▸ **WHAT YOU WILL DO**
Extract the lines from the first one in the records below through the line containing "import pandas as pd", keeping both ends and leaving out any pictures.

Code that draws figures:
====

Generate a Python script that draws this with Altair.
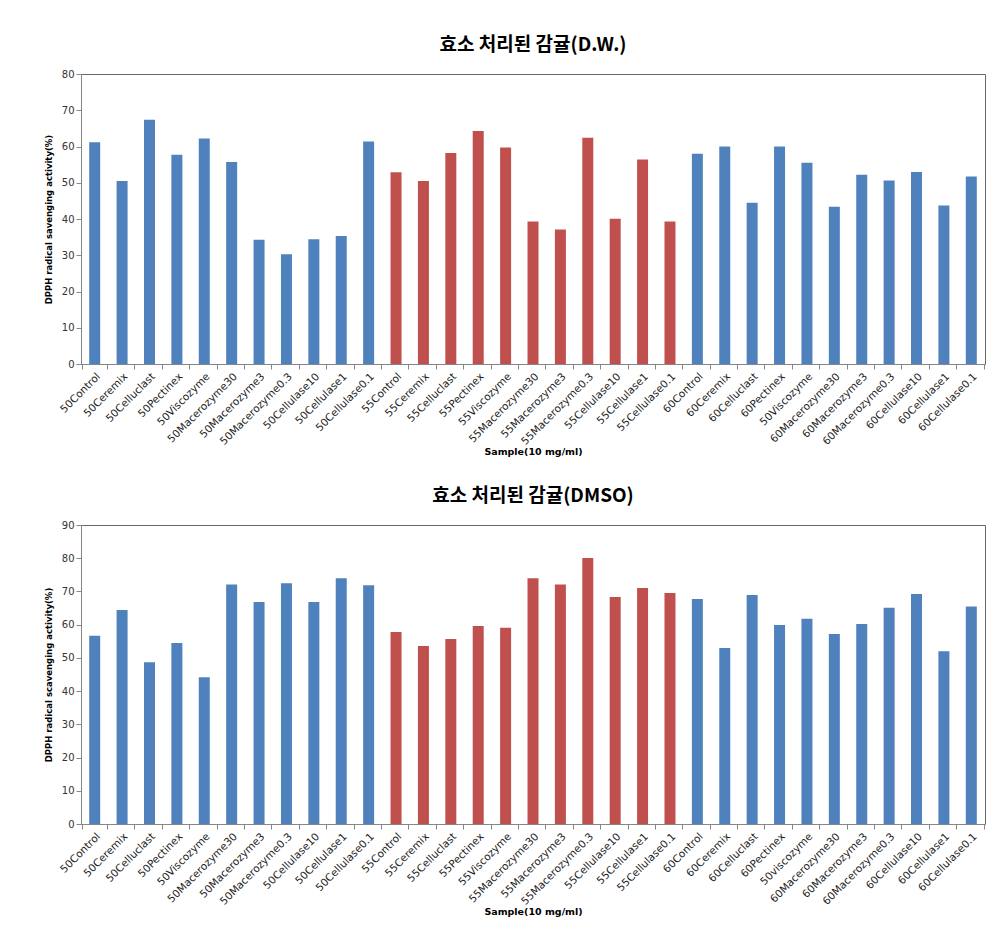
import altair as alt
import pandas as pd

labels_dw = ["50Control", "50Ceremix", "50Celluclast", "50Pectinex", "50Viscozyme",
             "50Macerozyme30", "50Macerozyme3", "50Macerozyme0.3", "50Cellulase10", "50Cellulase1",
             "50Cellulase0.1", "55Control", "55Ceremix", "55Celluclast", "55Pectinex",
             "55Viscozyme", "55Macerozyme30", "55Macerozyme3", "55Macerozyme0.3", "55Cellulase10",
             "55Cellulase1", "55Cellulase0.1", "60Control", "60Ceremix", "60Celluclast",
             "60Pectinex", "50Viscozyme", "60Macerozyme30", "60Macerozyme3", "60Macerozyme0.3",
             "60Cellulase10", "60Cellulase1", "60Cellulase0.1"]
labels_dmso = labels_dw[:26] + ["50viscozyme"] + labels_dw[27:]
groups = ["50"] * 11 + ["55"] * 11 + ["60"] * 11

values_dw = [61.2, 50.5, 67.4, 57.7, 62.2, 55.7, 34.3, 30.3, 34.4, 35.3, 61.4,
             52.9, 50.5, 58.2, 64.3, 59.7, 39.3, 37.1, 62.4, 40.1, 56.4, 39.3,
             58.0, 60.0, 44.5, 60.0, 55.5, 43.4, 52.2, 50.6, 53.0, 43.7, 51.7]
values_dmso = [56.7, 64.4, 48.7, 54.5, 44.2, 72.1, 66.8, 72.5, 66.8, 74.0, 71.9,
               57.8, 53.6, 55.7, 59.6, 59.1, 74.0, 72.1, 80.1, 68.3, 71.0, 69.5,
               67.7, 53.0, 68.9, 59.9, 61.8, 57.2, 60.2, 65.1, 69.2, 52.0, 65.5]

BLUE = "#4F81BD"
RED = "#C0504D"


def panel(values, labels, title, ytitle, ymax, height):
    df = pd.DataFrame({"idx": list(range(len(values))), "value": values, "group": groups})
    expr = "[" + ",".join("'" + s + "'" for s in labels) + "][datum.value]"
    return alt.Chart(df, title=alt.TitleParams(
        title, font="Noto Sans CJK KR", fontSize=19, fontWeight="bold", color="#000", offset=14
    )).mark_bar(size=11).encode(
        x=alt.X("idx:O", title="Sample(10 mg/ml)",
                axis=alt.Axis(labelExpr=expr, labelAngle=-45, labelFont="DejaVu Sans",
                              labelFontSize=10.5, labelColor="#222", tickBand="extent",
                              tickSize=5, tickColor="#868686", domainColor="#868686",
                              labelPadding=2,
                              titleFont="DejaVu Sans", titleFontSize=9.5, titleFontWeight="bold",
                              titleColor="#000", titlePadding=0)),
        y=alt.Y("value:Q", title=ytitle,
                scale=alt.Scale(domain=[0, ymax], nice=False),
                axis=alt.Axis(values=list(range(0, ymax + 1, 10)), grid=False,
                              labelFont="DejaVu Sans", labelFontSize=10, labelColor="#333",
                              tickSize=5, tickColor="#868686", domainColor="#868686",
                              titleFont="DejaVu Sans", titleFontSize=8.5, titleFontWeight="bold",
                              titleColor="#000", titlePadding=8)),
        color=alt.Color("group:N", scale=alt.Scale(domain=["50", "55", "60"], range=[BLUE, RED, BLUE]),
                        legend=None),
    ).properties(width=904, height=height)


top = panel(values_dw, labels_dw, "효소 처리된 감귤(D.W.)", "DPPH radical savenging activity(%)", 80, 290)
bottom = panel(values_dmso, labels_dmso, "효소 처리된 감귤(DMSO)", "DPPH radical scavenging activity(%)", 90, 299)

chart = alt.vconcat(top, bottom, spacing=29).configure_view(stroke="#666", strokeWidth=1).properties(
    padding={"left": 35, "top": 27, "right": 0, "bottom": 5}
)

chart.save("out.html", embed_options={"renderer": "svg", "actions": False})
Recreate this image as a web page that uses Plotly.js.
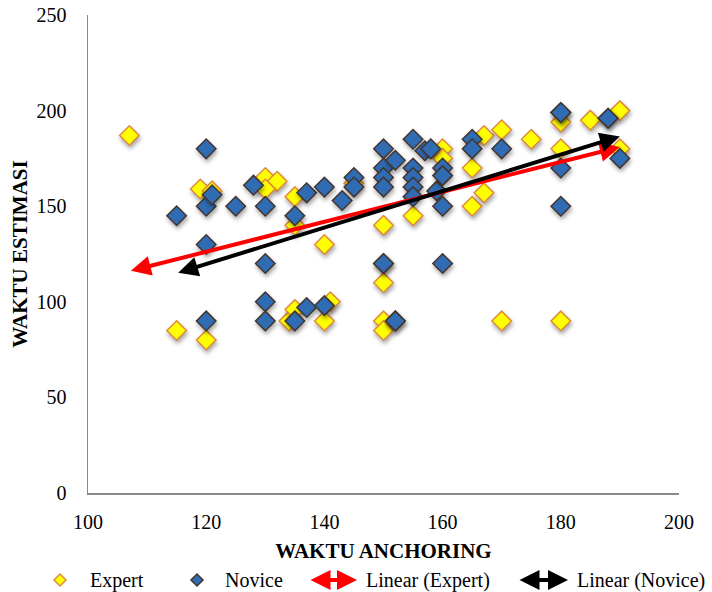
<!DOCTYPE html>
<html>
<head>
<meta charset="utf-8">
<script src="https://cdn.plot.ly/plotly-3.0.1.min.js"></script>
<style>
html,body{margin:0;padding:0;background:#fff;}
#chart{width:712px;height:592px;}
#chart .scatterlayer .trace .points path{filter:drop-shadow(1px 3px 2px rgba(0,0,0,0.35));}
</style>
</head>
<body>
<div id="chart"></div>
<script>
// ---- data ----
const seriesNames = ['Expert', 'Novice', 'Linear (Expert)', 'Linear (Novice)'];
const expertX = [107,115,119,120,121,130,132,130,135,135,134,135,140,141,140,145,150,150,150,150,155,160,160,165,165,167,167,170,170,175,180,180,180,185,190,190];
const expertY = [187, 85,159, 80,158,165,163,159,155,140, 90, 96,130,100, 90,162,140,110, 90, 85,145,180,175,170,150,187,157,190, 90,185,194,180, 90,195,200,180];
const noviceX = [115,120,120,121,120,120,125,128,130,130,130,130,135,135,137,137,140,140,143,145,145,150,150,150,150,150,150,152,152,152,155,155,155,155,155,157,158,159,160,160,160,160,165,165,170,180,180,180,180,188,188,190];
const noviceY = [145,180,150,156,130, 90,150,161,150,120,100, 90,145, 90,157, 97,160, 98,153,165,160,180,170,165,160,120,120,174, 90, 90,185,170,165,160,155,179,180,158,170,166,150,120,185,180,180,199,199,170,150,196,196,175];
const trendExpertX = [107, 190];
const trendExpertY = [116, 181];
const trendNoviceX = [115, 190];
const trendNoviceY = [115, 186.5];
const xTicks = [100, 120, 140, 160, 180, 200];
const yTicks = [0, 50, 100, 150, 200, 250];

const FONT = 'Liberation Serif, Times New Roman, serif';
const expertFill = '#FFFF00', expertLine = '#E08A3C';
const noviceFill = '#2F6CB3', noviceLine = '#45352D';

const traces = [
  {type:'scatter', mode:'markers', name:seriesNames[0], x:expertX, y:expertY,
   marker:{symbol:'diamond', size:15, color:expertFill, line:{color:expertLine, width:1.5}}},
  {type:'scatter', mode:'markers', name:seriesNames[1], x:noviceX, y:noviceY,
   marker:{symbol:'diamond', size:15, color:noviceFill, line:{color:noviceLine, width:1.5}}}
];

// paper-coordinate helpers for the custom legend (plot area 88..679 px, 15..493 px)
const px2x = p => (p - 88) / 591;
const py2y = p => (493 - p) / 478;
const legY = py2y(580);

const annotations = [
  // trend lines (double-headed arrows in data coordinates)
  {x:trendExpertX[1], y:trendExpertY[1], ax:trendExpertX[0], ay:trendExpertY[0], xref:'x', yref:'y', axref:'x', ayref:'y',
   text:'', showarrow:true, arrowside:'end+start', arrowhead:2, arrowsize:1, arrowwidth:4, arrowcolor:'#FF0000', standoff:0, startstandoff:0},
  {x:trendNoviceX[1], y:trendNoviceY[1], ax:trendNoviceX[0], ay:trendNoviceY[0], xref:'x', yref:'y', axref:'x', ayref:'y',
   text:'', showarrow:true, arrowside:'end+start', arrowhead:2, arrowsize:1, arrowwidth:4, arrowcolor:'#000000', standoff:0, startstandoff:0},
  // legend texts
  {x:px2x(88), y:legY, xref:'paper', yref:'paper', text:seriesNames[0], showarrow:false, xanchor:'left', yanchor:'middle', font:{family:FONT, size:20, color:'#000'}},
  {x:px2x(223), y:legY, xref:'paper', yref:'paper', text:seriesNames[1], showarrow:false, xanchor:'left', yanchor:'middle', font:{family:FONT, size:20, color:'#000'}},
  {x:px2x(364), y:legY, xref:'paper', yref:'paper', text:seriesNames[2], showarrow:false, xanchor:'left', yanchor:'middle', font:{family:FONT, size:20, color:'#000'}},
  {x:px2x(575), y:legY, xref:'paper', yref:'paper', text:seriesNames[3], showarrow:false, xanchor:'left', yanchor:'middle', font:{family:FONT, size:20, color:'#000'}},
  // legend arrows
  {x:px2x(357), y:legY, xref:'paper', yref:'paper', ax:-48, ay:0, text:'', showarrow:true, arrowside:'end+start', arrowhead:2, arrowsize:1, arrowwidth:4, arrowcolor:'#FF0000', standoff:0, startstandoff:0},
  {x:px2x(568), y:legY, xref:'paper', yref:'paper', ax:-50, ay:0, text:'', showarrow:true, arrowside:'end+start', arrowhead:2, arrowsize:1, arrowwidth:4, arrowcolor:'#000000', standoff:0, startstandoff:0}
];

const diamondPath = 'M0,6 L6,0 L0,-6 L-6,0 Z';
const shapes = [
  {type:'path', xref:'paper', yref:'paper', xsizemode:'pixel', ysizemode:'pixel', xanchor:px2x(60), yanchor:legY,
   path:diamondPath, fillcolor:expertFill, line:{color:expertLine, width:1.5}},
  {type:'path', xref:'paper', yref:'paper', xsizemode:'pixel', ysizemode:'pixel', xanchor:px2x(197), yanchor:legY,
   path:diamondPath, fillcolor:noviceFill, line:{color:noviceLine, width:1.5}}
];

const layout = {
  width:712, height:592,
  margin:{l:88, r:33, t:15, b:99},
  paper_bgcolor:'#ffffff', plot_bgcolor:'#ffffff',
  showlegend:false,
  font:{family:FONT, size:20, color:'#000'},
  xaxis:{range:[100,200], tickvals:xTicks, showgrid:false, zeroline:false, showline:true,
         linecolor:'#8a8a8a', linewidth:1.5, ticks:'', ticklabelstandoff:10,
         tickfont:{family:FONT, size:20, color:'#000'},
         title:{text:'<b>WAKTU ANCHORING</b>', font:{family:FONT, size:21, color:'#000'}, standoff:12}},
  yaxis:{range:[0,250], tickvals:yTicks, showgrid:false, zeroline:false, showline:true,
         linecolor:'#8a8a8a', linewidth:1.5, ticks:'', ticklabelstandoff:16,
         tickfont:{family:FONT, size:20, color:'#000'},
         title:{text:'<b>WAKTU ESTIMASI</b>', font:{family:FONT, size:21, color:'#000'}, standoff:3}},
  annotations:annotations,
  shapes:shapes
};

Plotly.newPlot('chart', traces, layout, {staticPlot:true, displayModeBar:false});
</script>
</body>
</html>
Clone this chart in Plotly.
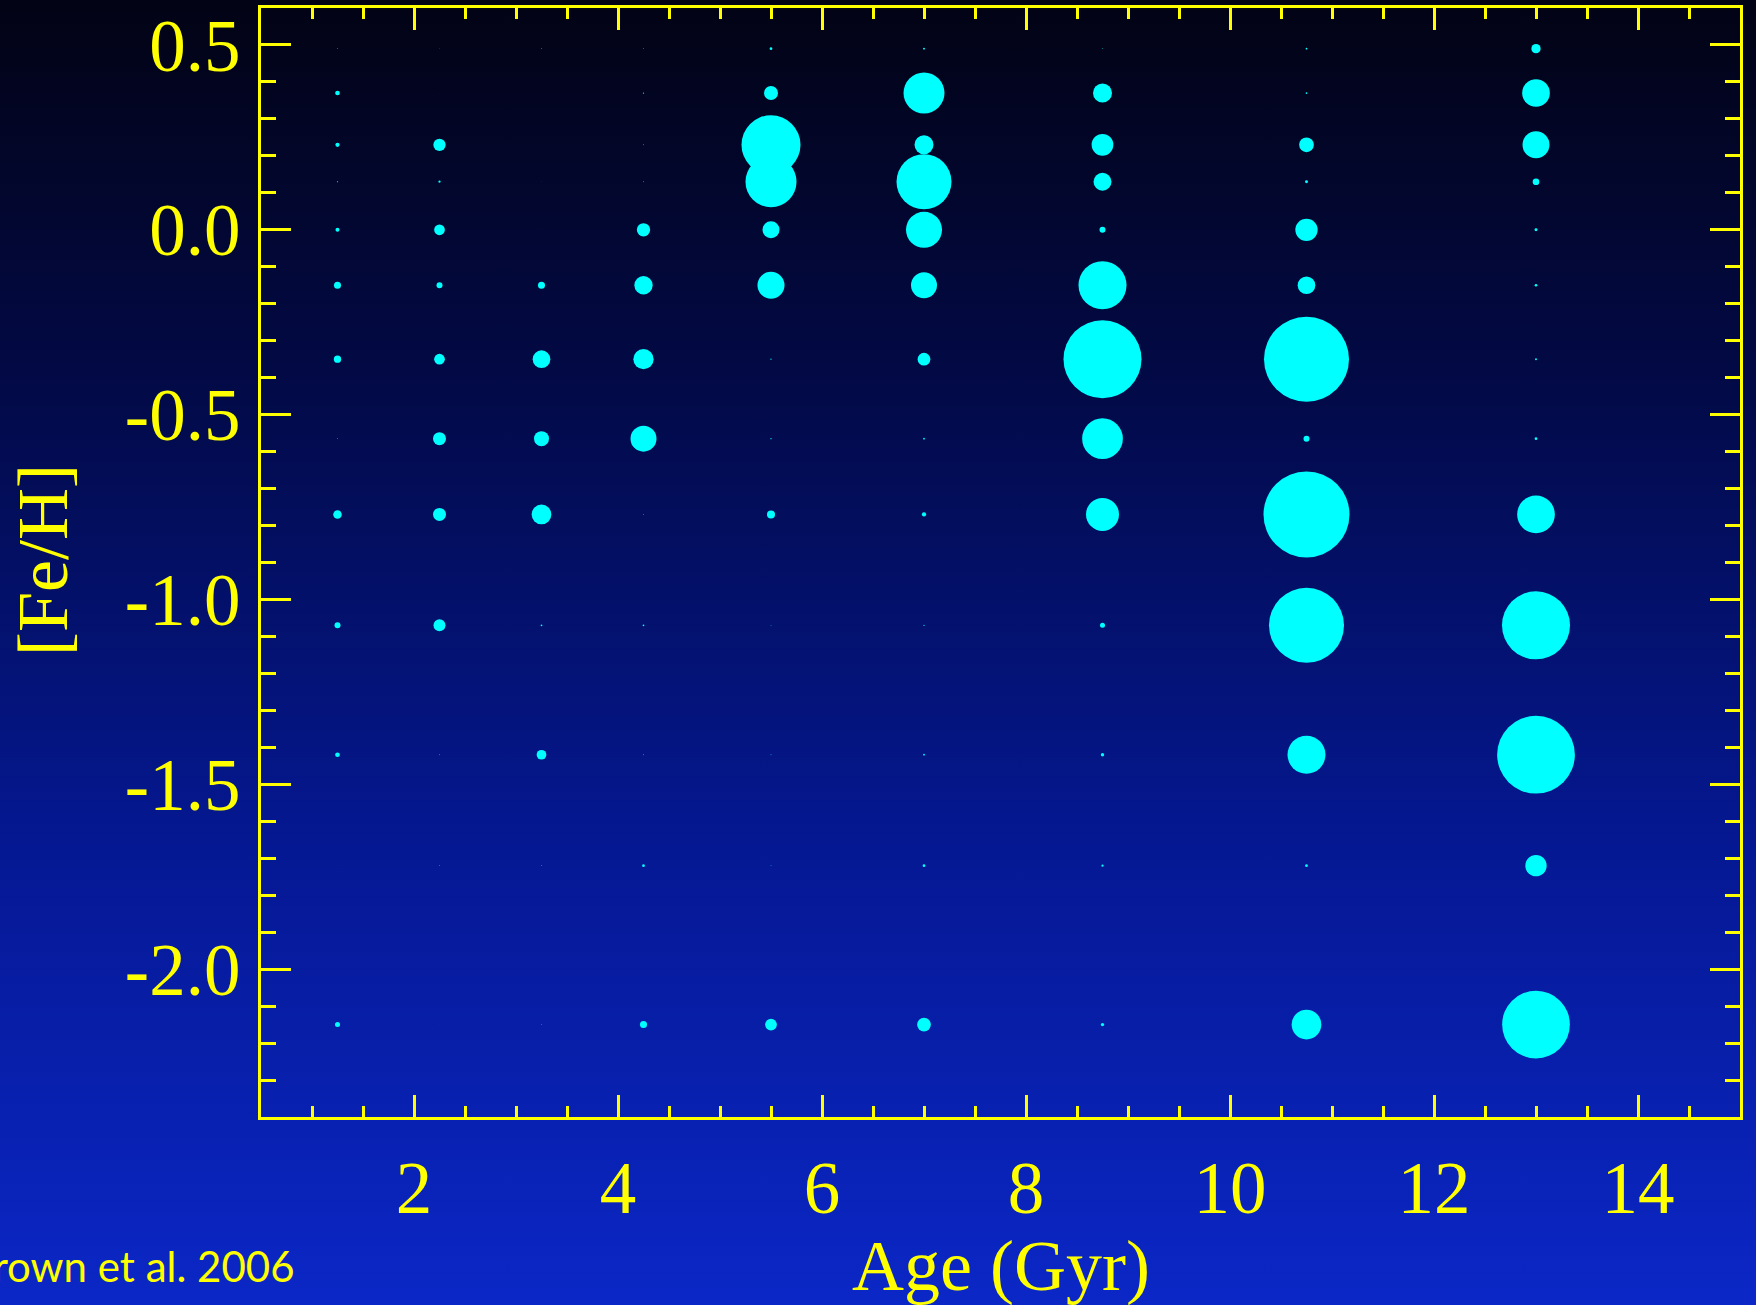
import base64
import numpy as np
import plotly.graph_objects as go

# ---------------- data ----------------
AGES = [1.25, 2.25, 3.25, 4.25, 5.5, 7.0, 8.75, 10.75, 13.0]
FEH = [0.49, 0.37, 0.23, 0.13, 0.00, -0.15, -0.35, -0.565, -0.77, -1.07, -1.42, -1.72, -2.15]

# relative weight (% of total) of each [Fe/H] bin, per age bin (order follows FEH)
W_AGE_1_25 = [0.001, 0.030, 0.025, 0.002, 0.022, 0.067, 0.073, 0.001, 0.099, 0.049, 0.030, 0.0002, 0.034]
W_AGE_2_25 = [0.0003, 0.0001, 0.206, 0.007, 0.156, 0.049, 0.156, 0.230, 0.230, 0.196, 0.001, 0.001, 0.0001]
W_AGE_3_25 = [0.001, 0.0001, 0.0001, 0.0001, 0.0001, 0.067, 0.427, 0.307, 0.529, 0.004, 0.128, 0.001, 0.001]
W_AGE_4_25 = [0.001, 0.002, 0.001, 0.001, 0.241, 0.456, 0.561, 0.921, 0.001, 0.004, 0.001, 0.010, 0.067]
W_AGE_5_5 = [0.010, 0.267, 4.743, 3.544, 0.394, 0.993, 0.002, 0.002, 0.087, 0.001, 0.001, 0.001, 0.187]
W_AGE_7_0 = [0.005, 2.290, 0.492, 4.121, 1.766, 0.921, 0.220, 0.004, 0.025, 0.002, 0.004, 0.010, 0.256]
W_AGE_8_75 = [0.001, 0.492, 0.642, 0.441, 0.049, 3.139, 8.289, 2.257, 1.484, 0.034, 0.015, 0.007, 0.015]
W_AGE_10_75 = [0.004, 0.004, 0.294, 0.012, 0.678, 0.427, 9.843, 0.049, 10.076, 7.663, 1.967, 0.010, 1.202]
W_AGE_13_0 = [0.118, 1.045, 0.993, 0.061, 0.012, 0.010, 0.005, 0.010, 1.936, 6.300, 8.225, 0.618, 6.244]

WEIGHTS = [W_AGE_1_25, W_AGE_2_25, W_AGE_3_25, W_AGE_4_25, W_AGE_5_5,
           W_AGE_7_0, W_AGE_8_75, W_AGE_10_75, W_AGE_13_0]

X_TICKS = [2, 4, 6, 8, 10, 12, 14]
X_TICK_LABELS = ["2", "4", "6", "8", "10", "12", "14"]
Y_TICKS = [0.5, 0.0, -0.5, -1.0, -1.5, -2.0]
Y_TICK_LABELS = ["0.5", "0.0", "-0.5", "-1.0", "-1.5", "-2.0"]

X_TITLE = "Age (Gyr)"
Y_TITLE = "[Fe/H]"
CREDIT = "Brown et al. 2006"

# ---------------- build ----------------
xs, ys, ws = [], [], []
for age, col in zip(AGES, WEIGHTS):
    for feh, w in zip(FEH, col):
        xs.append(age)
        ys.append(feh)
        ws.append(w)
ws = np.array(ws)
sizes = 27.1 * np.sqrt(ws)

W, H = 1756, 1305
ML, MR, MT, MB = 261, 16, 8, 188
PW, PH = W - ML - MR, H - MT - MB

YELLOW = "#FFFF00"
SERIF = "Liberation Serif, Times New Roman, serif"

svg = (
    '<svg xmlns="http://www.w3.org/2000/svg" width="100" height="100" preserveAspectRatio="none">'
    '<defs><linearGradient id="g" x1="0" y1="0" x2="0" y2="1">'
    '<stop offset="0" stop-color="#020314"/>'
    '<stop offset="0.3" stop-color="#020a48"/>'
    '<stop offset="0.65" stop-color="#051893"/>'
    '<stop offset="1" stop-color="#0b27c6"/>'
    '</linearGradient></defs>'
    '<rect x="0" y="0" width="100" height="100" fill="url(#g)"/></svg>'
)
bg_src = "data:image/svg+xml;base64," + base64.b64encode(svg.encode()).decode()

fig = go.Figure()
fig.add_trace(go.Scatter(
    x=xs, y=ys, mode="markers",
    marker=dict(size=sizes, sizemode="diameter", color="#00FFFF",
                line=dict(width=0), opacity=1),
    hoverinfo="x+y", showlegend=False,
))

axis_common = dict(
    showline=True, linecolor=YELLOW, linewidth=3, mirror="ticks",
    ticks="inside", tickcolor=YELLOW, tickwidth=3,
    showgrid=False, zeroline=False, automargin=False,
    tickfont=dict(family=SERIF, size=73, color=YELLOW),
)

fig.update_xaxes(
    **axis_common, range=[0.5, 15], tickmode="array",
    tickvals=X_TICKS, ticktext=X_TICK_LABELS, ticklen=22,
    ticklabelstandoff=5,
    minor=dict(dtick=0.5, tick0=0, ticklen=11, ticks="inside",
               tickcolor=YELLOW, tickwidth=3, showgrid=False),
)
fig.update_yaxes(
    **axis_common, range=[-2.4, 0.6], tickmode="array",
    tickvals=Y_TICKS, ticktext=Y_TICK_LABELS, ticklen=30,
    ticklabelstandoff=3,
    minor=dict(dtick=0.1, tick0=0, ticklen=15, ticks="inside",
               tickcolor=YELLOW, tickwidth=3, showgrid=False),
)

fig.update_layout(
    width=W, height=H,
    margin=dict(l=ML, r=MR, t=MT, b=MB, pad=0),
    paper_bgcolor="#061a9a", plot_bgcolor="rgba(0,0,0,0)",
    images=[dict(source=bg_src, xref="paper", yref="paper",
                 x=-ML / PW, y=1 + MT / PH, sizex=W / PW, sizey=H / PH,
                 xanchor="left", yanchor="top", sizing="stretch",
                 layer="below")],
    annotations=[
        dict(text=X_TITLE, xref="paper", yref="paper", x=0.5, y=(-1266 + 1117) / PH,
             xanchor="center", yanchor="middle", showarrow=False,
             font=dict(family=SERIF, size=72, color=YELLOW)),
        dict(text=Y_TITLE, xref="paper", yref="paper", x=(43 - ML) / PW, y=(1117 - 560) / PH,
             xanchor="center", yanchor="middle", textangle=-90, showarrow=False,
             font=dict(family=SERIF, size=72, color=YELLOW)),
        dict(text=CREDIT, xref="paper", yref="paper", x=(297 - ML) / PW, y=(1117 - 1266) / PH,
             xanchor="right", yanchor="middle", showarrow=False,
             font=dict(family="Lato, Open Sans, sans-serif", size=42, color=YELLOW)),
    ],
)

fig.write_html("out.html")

====

▸ **PROBLEM SOLUTION**
Generate a Python script that draws this with Altair.
import altair as alt
import pandas as pd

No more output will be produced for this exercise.